# 94 jeep wrangler problems



## bballfan1203 (Jul 7, 2011)

I have a 1994 jeep wrangler. 4 cyl 2.5 L 5 speed manual. Driving the other day the check engine light came on while starting to slow down and when i hit the gas to take off i had nothing and the car died. Checking it out the fuel system fuse was popped. Changed the fuse and ran for about 1/4 mile then popped again. Any ideas what the problem could be? Any idea would be appreciated.


----------



## kjms1 (Jun 4, 2010)

there is most likely a short in the fuel pump fuse circuit 
check the whole fuel pump wire from the pump to the relay and see the wire has a bare spot and is rubbing the frame


----------



## wolfen1086 (Oct 4, 2007)

I'm thinking pump module on its way, unless you took it off road and seriously slammed the wiring around a lot to make it work loose.

either that or the pump relay is on its way out from age.

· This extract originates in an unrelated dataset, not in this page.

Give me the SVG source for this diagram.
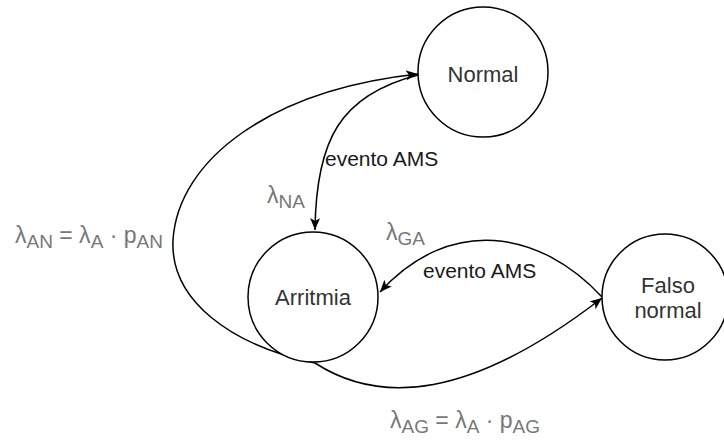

I'd say go to a junk yard and snag a relay first, then see if it happens again


----------



## bballfan1203 (Jul 7, 2011)

We changed the relay and drove it about a mile then popped the fuse again. We have also checked all the wiring we could see and couldnt see any bare or pinched spots. My dad unhooked the O2 sensor and it ran for ablut 10 min in the garage but havent had a chance to drive it yet.


----------



## wolfen1086 (Oct 4, 2007)

Unplugging the o2 sensor shouldn't affect the fuel pump fuse, all that should do is pop a trouble code on the dash board telling you the o2 sensor is inop. try this, run it with the o2 sensor unplugged and note how long it runs at idle, then turn off the engine, plug the o2 sensor back in and repeat the run and note how long it runs, if either run is longer than ten minutes the try it on the street each way, even though the o2 sensor shouldn't affect the thing, some Jeeps are kinda funny sometimes about what does what when.


----------



## bballfan1203 (Jul 7, 2011)

we drove it with the o2 sensor unplugged and the check engine light did come on about a mile into driving but the jeep continued to run. we recently changed the exhaust so im guessing that messed it up some how. thanks


----------



## wolfen1086 (Oct 4, 2007)

Thats a strange on to me, I've never seen a o2 sensor overload a fuse before, yall didn't pinch a wire anywhere when you put in the exhaust did ya?


----------



## bballfan1203 (Jul 7, 2011)

it drove about 20 miles with the o2 sensor unplugged then popped again. when we changes the exhaust it ran for a couple hundred miles before the fuse popped so i dont think that did it. we did change the shocks recetly so that could have pinched something. my dad also read that somewhere the wires could be getting to hot and that makes them unable to pass current and therefore popping the fuse....


----------



## kjms1 (Jun 4, 2010)

*its something that you did that is causing the problem* ... shocks & exhaust are right near the fuel pump wires 

I have never heard of wires getting hot and pop a fuse how by what you say your farther read... almost impossible!! ...now if a wire is shorted to ground it heats up till the fuse cant take it any more and pops ... i have found wire problems before by feeling the wire ... the closer to the short the hotter the wire

will this car *sit* and run for ever without popping the fuse ... cause that would tell me the bouncing and turning are the prob


----------



## wolfen1086 (Oct 4, 2007)

Nope, not gonna happen, if a wire or bundle of wires gets hot enough to not pass current, the Jeep will be on the side of the road and thee local fire dept will be dousing it with water to put it out


----------